» **Problem**:
Beginning with the first line of the data below, reproduce every line unchanged, ending with the line that holds "114, 121, 154];".

========

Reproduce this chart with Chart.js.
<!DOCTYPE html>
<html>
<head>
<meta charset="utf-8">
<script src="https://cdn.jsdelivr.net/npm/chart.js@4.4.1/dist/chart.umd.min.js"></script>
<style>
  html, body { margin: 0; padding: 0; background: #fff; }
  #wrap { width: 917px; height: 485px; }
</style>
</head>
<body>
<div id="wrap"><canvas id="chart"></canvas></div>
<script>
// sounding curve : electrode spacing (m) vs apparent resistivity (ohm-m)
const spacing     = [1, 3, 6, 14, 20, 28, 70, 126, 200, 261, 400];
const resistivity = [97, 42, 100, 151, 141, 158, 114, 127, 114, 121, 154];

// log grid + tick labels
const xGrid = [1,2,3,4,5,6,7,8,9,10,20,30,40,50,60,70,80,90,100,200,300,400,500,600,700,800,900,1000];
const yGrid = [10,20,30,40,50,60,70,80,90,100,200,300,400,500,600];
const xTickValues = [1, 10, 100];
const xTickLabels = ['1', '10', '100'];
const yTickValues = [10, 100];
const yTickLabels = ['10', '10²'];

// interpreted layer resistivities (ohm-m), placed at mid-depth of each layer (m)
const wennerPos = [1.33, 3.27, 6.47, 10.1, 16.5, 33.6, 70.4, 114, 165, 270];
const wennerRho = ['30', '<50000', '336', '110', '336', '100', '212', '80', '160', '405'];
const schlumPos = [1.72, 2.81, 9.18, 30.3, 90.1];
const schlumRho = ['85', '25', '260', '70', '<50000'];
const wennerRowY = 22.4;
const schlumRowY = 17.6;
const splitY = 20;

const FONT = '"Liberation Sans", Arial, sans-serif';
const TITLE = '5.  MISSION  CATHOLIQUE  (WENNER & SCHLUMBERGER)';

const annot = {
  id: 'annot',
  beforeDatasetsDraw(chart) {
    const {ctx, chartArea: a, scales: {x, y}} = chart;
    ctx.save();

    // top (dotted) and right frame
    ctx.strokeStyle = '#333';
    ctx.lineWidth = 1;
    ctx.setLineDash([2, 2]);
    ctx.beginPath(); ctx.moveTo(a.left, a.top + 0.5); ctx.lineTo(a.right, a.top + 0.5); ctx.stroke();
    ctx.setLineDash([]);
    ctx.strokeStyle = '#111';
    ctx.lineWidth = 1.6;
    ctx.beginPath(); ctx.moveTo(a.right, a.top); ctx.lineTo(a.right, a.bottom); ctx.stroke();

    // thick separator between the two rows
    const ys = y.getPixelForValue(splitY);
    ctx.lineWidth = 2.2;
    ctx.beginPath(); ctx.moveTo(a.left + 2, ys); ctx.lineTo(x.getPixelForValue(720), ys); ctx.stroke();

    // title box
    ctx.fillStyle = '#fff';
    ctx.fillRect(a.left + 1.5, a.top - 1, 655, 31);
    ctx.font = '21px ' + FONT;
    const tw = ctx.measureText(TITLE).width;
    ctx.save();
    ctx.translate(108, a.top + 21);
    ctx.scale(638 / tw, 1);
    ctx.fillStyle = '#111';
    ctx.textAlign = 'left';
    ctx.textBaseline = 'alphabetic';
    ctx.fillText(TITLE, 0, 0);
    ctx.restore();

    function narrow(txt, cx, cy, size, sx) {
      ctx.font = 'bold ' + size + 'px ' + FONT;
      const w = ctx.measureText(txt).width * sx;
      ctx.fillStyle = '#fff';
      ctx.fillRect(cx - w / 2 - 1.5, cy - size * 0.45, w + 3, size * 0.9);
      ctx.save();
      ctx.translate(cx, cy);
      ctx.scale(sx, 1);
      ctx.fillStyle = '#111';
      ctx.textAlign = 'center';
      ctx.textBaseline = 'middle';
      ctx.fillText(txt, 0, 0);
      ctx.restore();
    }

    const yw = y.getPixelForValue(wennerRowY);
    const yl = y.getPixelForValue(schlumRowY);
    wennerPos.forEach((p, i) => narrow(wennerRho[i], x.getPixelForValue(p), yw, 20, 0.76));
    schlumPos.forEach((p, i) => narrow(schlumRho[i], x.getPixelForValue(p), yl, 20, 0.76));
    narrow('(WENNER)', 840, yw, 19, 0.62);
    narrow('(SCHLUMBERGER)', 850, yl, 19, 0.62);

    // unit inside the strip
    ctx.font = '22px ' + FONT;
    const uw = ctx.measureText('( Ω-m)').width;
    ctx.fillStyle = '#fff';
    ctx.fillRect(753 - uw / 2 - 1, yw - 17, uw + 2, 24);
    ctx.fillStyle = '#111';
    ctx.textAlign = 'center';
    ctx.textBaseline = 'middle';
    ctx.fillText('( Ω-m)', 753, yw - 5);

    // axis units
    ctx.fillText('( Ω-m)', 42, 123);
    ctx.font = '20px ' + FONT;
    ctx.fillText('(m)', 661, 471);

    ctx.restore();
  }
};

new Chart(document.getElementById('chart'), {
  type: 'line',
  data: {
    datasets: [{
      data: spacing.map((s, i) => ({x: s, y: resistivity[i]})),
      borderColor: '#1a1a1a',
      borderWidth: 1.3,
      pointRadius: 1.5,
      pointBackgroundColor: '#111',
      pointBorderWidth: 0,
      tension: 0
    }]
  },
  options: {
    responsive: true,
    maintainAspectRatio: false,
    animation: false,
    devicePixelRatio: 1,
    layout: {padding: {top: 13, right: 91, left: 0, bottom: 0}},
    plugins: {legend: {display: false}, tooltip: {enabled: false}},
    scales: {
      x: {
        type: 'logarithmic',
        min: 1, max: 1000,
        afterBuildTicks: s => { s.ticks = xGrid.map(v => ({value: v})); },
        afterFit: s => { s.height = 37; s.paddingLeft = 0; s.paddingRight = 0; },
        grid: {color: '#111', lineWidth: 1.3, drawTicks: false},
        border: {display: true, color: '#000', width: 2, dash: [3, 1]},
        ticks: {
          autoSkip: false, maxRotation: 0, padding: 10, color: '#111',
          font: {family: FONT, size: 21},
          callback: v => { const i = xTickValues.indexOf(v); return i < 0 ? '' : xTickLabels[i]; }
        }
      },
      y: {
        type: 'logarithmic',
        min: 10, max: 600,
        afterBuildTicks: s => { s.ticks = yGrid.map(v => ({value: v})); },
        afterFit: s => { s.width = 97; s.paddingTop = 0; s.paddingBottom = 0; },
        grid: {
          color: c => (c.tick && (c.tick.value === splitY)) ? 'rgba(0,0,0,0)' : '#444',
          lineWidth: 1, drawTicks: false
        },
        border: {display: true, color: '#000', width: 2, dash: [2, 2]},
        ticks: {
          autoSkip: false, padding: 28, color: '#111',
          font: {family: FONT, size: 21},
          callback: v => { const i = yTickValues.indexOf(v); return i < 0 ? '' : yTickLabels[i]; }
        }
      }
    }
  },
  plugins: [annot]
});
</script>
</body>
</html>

========

» **Answer to the task**:
Reproduce this chart with Chart.js.
<!DOCTYPE html>
<html>
<head>
<meta charset="utf-8">
<script src="https://cdn.jsdelivr.net/npm/chart.js@4.4.1/dist/chart.umd.min.js"></script>
<style>
  html, body { margin: 0; padding: 0; background: #fff; }
  #wrap { width: 917px; height: 485px; }
</style>
</head>
<body>
<div id="wrap"><canvas id="chart"></canvas></div>
<script>
// sounding curve : electrode spacing (m) vs apparent resistivity (ohm-m)
const spacing     = [1, 3, 6, 14, 20, 28, 70, 126, 200, 261, 400];
const resistivity = [97, 42, 100, 151, 141, 158, 114, 127, 114, 121, 154];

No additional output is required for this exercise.